Onu geçtim bir kaç sene önce izmir fen lisesinden manyak bir öğrenci geldi bölümümüze, çizgi izleyen robot yapmak için PIC programlamayı öğrenmek ve kullanılacak komponentler hakkında yardım almak istiyordu. Üşenmeden haftalarca bölüme geldi çocuk.
Bu yüzden bilgisayar mühendisliği öğrencilerini elektronik alanına bodoslama sokmak yerine elektrik elektronik ve makina müh.leri ile birlikte çalışmaları sağlanırsa en başarılı sonuçlara ulaşılır. Dediğim gibi ilgisi olan zaten ucundan bucağından girişiyor işe.
Bütün japon öğrenciler de her gün robot yapmıyordur elbet ama ülkemizde üniversite öğrencileri okula lise mantığı ile devam ediyor.
Olaya bilgisayar ya da elektronik mühendisi olarak değil de genel manada ¨mühendis¨ olarak bakmakta fayda var. Çünkü x mühendisi y dalındaki bir tasarımdan anlamasa da o alandaki kaynakları okuyup araştırabilecek matematik ve fizik bilgisine sahip olmalıdır ki mühendislik fakültelerinin ilk senesinde ağırlıklı bu dersler verilir. Ama bizdeki öğrenciler yüksek ya da düşük farketmez sırf öss puanları oraya yetiyor diye mühendislik yazıyor ve dersleri de lisedeki gibi takip ediyorlar, birilerinin gelip onlara tüm terminolojiyi öğretmesini bekliyorlar.
Bilgisayar mühendisliğini bilemeyeceğim ama elektronik mühendisliği okuyup, bir devreye bakarak ¨of japonlar nasıl yapmış abi bunu¨ diyen adamlar çok fazla. Öte yandan evinde, okuldaki laboratuarlarından çok daha iyi bir ortam oluşturan öğrenci de var. (ha diğerleri araya tanıdık sokarak acacip tesislerde staj yaparken bu öğrenci staj yeri bulamıyor o ayrı:D)
Yani özetle üniversitelerdeki fiziki koşullar pek iyi değil (ama üniversitelerin, tübitak'ın, sanayi bakanlığının yüksek meblağlı teşvikleri var yararlanmak isteyenler için), öğretim görevlilerinin bilgileri de çok yetersiz düzeyde; ama aslında bunlar hiçbir şekilde bahane olamaz. Bu toplumsal olarak tembelliğe çok yatkın olduğumuz için böyle ne yazık ki.
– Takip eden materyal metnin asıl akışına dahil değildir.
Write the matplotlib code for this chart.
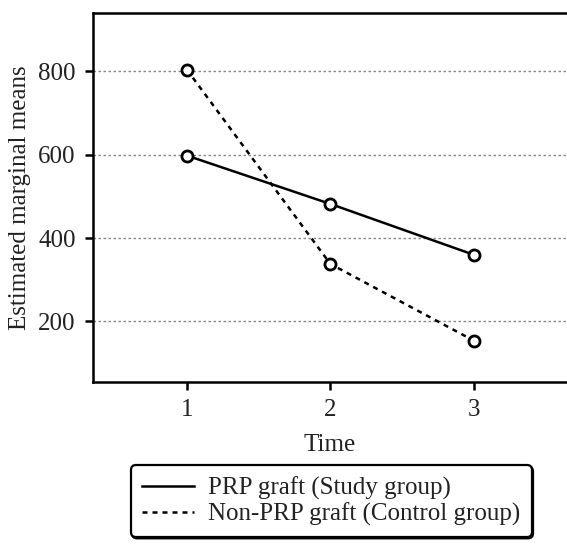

ilk cevap beren nilly nicki arkadaşın da dediği gibi bu sadece bilg. mühendisliğine has bir şey değil. her bölüm böyle bizim ülkede, diğer ülkeleri bilmiyorum ben. mesela dün işyerimde şöyle bir muhabbet döndü; bizim şef ile bosch fabrikasında çalışan bir tekniker muhabbet ediyorlar. tekniker işyerindeki mühendislerin birşeyden çakmadıklarını, okulda teorik öğrenip, iş başına geçince hiçbirşey yapamadıklarını anlamadıklarını söylüyordu. haklı da adam. bize soruyorlar nasıl işlediğin işin deyu. ne yazık ne acı değilmi? ama burada yine öğrencinin de suçu var tabi. yani okurken gidip kendini yetiştirmen lazım bir işyerinde fabrikada vs. yarı zamanlı da olsa çalışman işi kapman lazım. ben bedava çalışırım yeterki birşeyler öğreneyim dediğinizde sizi 1 yerden kovarlar 2 yerden kovarlar 3. de kabul ederler. ama öğrenciler hala uyanamadı. o 4 senelik okulu bitirince kral olacaklarıını sanıyorlar. bende sanıyordum.. 2 üni bitirdik şimdi lise mezunularının çalıştığı bir işte asgari ücretle çalışıyorum. yani hata öğrencide de var.
@daglien
bence bahsettiğiniz anlaşmazlıkta problem öğrencide değil üniversiteden yeni çıkan bireyin herşeyi yapabilmesini bekleyen teknikerde.
Tam zamanlı bir lisans okuyan öğrenciye part time köle olmadığı için kimsenin yüklenmeye hakkı yok. Gel gör ki üniversiteler de bu öğrenciye her pratik şeyi öğretemez. Sanayi çok geniş bir alan, her birini tek tek 4 senede öğretemezsiniz. Belli başlı temeller verilir ve genelde de teorik olur üniversitelerde bunlar. Girdiği yeni işte ise işi 1-2 ayda öğrenmesi beklenilir aldığı temellerle.